The only items you can burn are wood and paper products;
you must call the Idaho Department of Environmental Quality at 208-666-4609 or visit their website;
If you live in the Hauser Lake area, we encourage you to volunteer!
If you live in the Hauser Lake area, we encourage you to volunteer! Volunteers can help in whatever capacity they are comfortable. If you are in good physical condition, can dedicate the time, and like to work with cool tools, you can volunteer as a firefighter and/or EMT.
If you don’t feel comfortable with that, have a bit less time, or are not physically able to be a full firefighter, we can still use your help and support. We have an Auxiliary that supports members during incidents and trainings and takes on various projects. We can also utilize someone who may have a particular expertise or would simply want to help out with maintenance, administrative, fire prevention or other functions.
If you’re not interested in being a firefighter or EMT, the Hauser Lake Fire Auxiliary might be a great way for you to still help out and support the fire department. The Fire Auxiliary hosts our open house, helps with various projects around the station, and supports the firefighters during a fire by providing food and drinks to the firefighters.
If any of these avenues sound like something you would like to do, please contact us at the fire station for more information or just stop by for a chat with the Chief who is at the station most weekdays from 7 am to 4 pm.
Hauser Lake residents should soon receive HLFPD’s November Newsletter in their mailbox, written by Chief Simms. Two items in the newsletter are particularly newsworthy to residents.
First, Hauser Lake Fire has received grants totaling $30,000 this year to upgrade communications. We continue to apply for other grants that can leverage our funds and save taxpayers money.
Second, this summer the Idaho Survey and Rating Bureau surveyed our fire district to evaluate our ability to respond to emergencies. The survey is very comprehensive and includes an in-depth look at training, equipment, apparatus, water delivery and more. As a result of the hard work of our volunteers, our insurance rating for those areas served by fire hydrants improved from a rating of 5 to a rating of 4. With a lower rating it is possible for those residents within 1000 feet of a fire hydrant to shop for insurance that may be available at less cost.
The newsletter includes some interesting statistics about our members. Last year, our members responded to 181 emergency calls. As of October 31, this year we have responded to 177 calls. Each year our volunteers provide over 3,000 hours of service to the community. This includes emergency calls, training and community activities. In terms of dollar value this adds up to nearly $100,000 per year in tax savings for our residents.
Finally, Chief Simms included important reminders about address signs and smoke and carbon monoxide alarms, plus news of upcoming Hauser events.
First, visit the Kootenai County Emergency Notification System for Citizens page. This is a free citizen voice and text alert notification service used to contact you during urgent or emergency situations with useful information and updates by sending voice, text or email messages to you. This is for local emergency notifications like an evacuation, school lock down, public health event, etc.
House number signs may be purchased for only $15 through the HLFD.
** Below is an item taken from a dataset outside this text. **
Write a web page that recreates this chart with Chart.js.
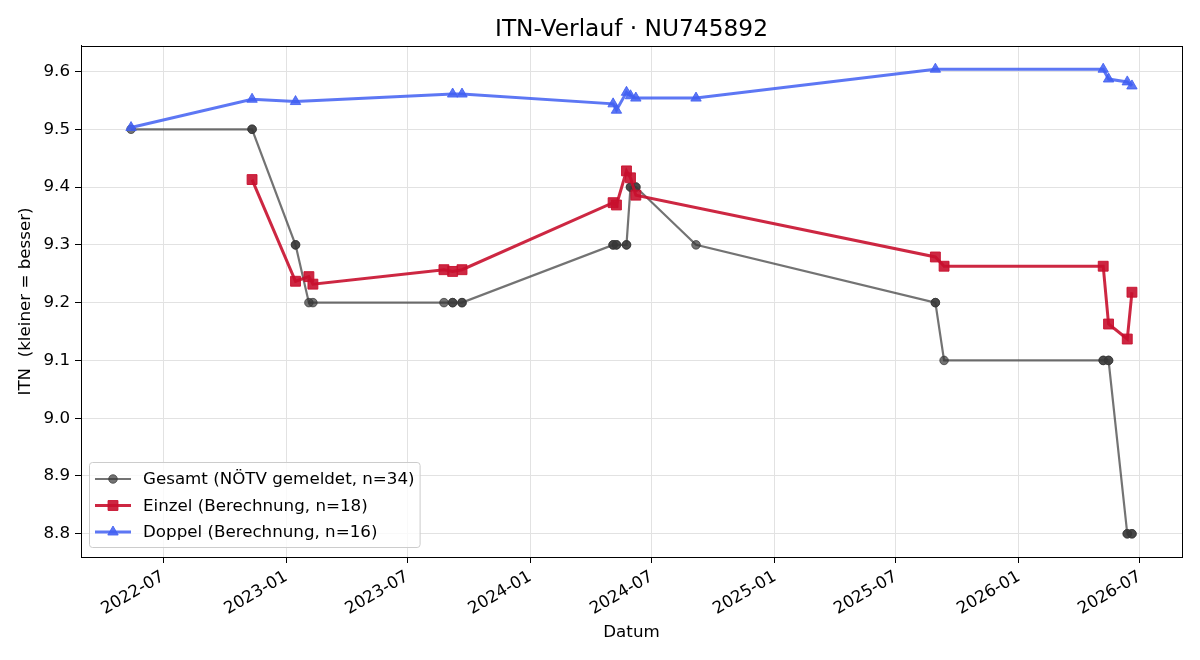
<!DOCTYPE html>
<html>
<head>
<meta charset="utf-8">
<script src="https://cdn.jsdelivr.net/npm/chart.js@4.4.1/dist/chart.umd.min.js"></script>
<style>
  html, body { margin: 0; padding: 0; background: #fff; }
  #wrap { width: 1200px; height: 660px; }
</style>
</head>
<body>
<div id="wrap"><canvas id="itnChart" width="1200" height="660"></canvas></div>
<script>
// --- DATA ---
const tickLabels = ['2022-07', '2023-01', '2023-07', '2024-01', '2024-07', '2025-01', '2025-07', '2026-01', '2026-07'];

const gesamtDates = [
    '2022-05-14', '2022-11-11', '2022-11-11', '2023-01-15', '2023-01-15', '2023-02-04', '2023-02-10',
    '2023-08-25', '2023-09-07', '2023-09-07', '2023-09-21', '2023-09-21', '2024-05-04', '2024-05-04',
    '2024-05-09', '2024-05-09', '2024-05-24', '2024-05-24', '2024-05-30', '2024-05-30', '2024-06-07',
    '2024-06-07', '2024-09-05', '2025-08-29', '2025-08-29', '2025-09-11', '2026-05-07', '2026-05-07',
    '2026-05-15', '2026-05-15', '2026-06-12', '2026-06-12', '2026-06-19', '2026-06-19'
];
const gesamtValues = [
    9.5, 9.5, 9.5, 9.3, 9.3, 9.2, 9.2,
    9.2, 9.2, 9.2, 9.2, 9.2, 9.3, 9.3,
    9.3, 9.3, 9.3, 9.3, 9.4, 9.4, 9.4,
    9.4, 9.3, 9.2, 9.2, 9.1, 9.1, 9.1,
    9.1, 9.1, 8.8, 8.8, 8.8, 8.8
];

const einzelDates = [
    '2022-11-11', '2023-01-15', '2023-02-04', '2023-02-10', '2023-08-25', '2023-09-07', '2023-09-21',
    '2024-05-04', '2024-05-09', '2024-05-24', '2024-05-30', '2024-06-07', '2025-08-29', '2025-09-11',
    '2026-05-07', '2026-05-15', '2026-06-12', '2026-06-19'
];
const einzelValues = [
    9.413, 9.237, 9.245, 9.232, 9.257, 9.254, 9.257,
    9.373, 9.369, 9.428, 9.416, 9.386, 9.279, 9.263,
    9.263, 9.163, 9.137, 9.218
];

const doppelDates = [
    '2022-05-14', '2022-11-11', '2023-01-15', '2023-09-07', '2023-09-21', '2024-05-04', '2024-05-09',
    '2024-05-24', '2024-05-30', '2024-06-07', '2024-09-05', '2025-08-29', '2026-05-07', '2026-05-15',
    '2026-06-12', '2026-06-19'
];
const doppelValues = [
    9.503, 9.552, 9.548, 9.561, 9.561, 9.544, 9.533,
    9.564, 9.558, 9.554, 9.554, 9.604, 9.604, 9.587,
    9.582, 9.575
];

// date string -> days since epoch
const toDay = (s) => {
    const [y, m, d] = s.split('-').map(Number);
    return Date.UTC(y, m - 1, d || 1) / 86400000;
};
const toPoints = (dates, values) => dates.map((d, i) => ({ x: toDay(d), y: values[i] }));

const tickDays = tickLabels.map(toDay);

// matplotlib-like 5% margins
const allDays = gesamtDates.map(toDay);
const allVals = gesamtValues.concat(einzelValues, doppelValues);
const dMin = Math.min(...allDays), dMax = Math.max(...allDays);
const vMin = Math.min(...allVals), vMax = Math.max(...allVals);
const xPad = (dMax - dMin) * 0.05, yPad = (vMax - vMin) * 0.05;

const FONT = "'DejaVu Sans', sans-serif";
const FS = 16.7;
Chart.defaults.font.family = FONT;
Chart.defaults.color = '#000';

// frame + legend inside the plot (lower left)
const frameAndLegend = {
    id: 'frameAndLegend',
    afterDraw(chart) {
        const { ctx, chartArea } = chart;
        ctx.save();
        ctx.strokeStyle = '#000';
        ctx.lineWidth = 1;
        ctx.strokeRect(Math.round(chartArea.left) + 0.5, Math.round(chartArea.top) + 0.5,
            Math.round(chartArea.right - chartArea.left), Math.round(chartArea.bottom - chartArea.top));

        ctx.font = FS + 'px ' + FONT;
        const sets = chart.data.datasets;
        const textW = Math.max(...sets.map(d => ctx.measureText(d.label).width));
        const x0 = chartArea.left + 8;
        const h = 85;
        const y0 = chartArea.bottom - 10 - h;
        const w = 54 + textW + 5;

        ctx.beginPath();
        if (ctx.roundRect) ctx.roundRect(x0 + 0.5, y0 + 0.5, w, h, 3);
        else ctx.rect(x0 + 0.5, y0 + 0.5, w, h);
        ctx.fillStyle = 'rgba(255,255,255,0.8)';
        ctx.fill();
        ctx.strokeStyle = '#cccccc';
        ctx.stroke();

        sets.forEach((ds, i) => {
            const cy = y0 + 17 + i * 26.5;
            ctx.strokeStyle = ds.borderColor;
            ctx.lineWidth = ds.borderWidth;
            ctx.beginPath();
            ctx.moveTo(x0 + 6, cy);
            ctx.lineTo(x0 + 42, cy);
            ctx.stroke();

            ctx.fillStyle = ds.pointBackgroundColor;
            ctx.strokeStyle = ds.pointBorderColor;
            ctx.lineWidth = ds.pointBorderWidth;
            Chart.helpers.drawPoint(ctx, {
                pointStyle: ds.pointStyle, radius: ds.pointRadius,
                borderWidth: ds.pointBorderWidth, rotation: 0
            }, x0 + 24, cy);

            ctx.fillStyle = '#000';
            ctx.textAlign = 'left';
            ctx.textBaseline = 'middle';
            ctx.fillText(ds.label, x0 + 54, cy + 1);
        });
        ctx.restore();
    }
};

const grey = 'rgba(55,55,55,0.7)';
const red = 'rgba(200,16,46,0.9)';
const blue = 'rgba(65,95,242,0.85)';

new Chart(document.getElementById('itnChart'), {
    type: 'line',
    data: {
        datasets: [{
            label: 'Gesamt (NÖTV gemeldet, n=34)',
            data: toPoints(gesamtDates, gesamtValues),
            borderColor: grey,
            borderWidth: 2.2,
            pointStyle: 'circle',
            pointRadius: 4.3,
            pointBorderWidth: 1,
            pointBackgroundColor: grey,
            pointBorderColor: grey,
            tension: 0,
            order: 3
        }, {
            label: 'Einzel (Berechnung, n=18)',
            data: toPoints(einzelDates, einzelValues),
            borderColor: red,
            borderWidth: 3,
            pointStyle: 'rect',
            pointRadius: 7,
            pointBorderWidth: 1,
            pointBackgroundColor: red,
            pointBorderColor: red,
            tension: 0,
            order: 2
        }, {
            label: 'Doppel (Berechnung, n=16)',
            data: toPoints(doppelDates, doppelValues),
            borderColor: blue,
            borderWidth: 3,
            pointStyle: 'triangle',
            pointRadius: 6,
            pointBorderWidth: 1,
            pointBackgroundColor: blue,
            pointBorderColor: blue,
            tension: 0,
            order: 1
        }]
    },
    options: {
        responsive: false,
        animation: false,
        layout: { padding: { left: 0, right: 18, top: 0, bottom: 0 } },
        plugins: {
            legend: { display: false },
            tooltip: { enabled: false },
            title: {
                display: true,
                text: 'ITN-Verlauf · NU745892',
                fullSize: false,
                font: { family: FONT, size: 23.3, weight: 'normal', lineHeight: 1.2 },
                color: '#000',
                padding: { top: 16, bottom: 2 }
            }
        },
        scales: {
            x: {
                type: 'linear',
                min: dMin - xPad,
                max: dMax + xPad,
                afterBuildTicks: (scale) => { scale.ticks = tickDays.map(v => ({ value: v })); },
                afterFit: (scale) => { scale.height = 103; scale.paddingLeft = 0; scale.paddingRight = 0; },
                ticks: {
                    autoSkip: false,
                    minRotation: 30,
                    maxRotation: 30,
                    padding: 4,
                    font: { family: FONT, size: FS },
                    color: '#000',
                    callback: (v) => tickLabels[tickDays.indexOf(v)]
                },
                grid: { color: '#e2e2e2', lineWidth: 1, tickColor: '#000', tickLength: 6 },
                border: { display: true, color: '#000', width: 1 },
                title: {
                    display: true, text: 'Datum',
                    font: { family: FONT, size: FS, lineHeight: 1.2 }, color: '#000',
                    padding: { top: 4, bottom: 17 }
                }
            },
            y: {
                type: 'linear',
                min: vMin - yPad,
                max: vMax + yPad,
                afterFit: (scale) => { scale.width = 81; scale.paddingTop = 0; scale.paddingBottom = 0; },
                ticks: {
                    stepSize: 0.1,
                    includeBounds: false,
                    padding: 5,
                    font: { family: FONT, size: FS },
                    color: '#000',
                    callback: (v) => v.toFixed(1)
                },
                grid: { color: '#e2e2e2', lineWidth: 1, tickColor: '#000', tickLength: 6 },
                border: { display: true, color: '#000', width: 1 },
                title: {
                    display: true, text: 'ITN  (kleiner = besser)',
                    font: { family: FONT, size: FS, lineHeight: 1.2 }, color: '#000',
                    padding: { top: 16, bottom: 4 }
                }
            }
        }
    },
    plugins: [frameAndLegend]
});
</script>
</body>
</html>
Will the fire department, ambulance or sheriff be able to find your house when you need them? Precious time is often lost trying to find the right address. The numbers are small or they might be large enough but, because of color or placement, are hard to see—especially if it is dark, foggy or bad weather.
So that we can find you in an emergency, your address needs to be visible from the street (where your driveway meets the street, if not on the house itself) and if there is more than one home on the driveway, all should be clearly marked. It is wise to have a friend drive by your home at normal speed on a dark night when visibility is bad and tell you what your address is. This exercise can reveal if you need to change something.
To make it easy for homeowners, the Hauser Lake Volunteer Fire Department offers blue address signs, visible throughout the community, at cost—only $15.00 each. The signs are two-sided with 4-inch reflective numbers on a blue reflective background. Call the fire station at 773-1174 to order.
(An added bonus of having a well marked address is that UPS and FedEx can find you to deliver packages too!)
Keeping weeds cut during the spring and summer and shoveling the snow around hydrants during the winter season helps us find and use the fire hydrants when they are needed.
Remember to keep chimneys clean and your smoke detectors working. In the event of a power outage do not run open flame or catalytic heaters without making sure that there is plenty of ventilation. Electric heaters are a safer alternative indoors. If you need assistance changing smoke detector batteries, we will be more than happy to help out.
Remember that smoke detectors should be completely replaced after ten years.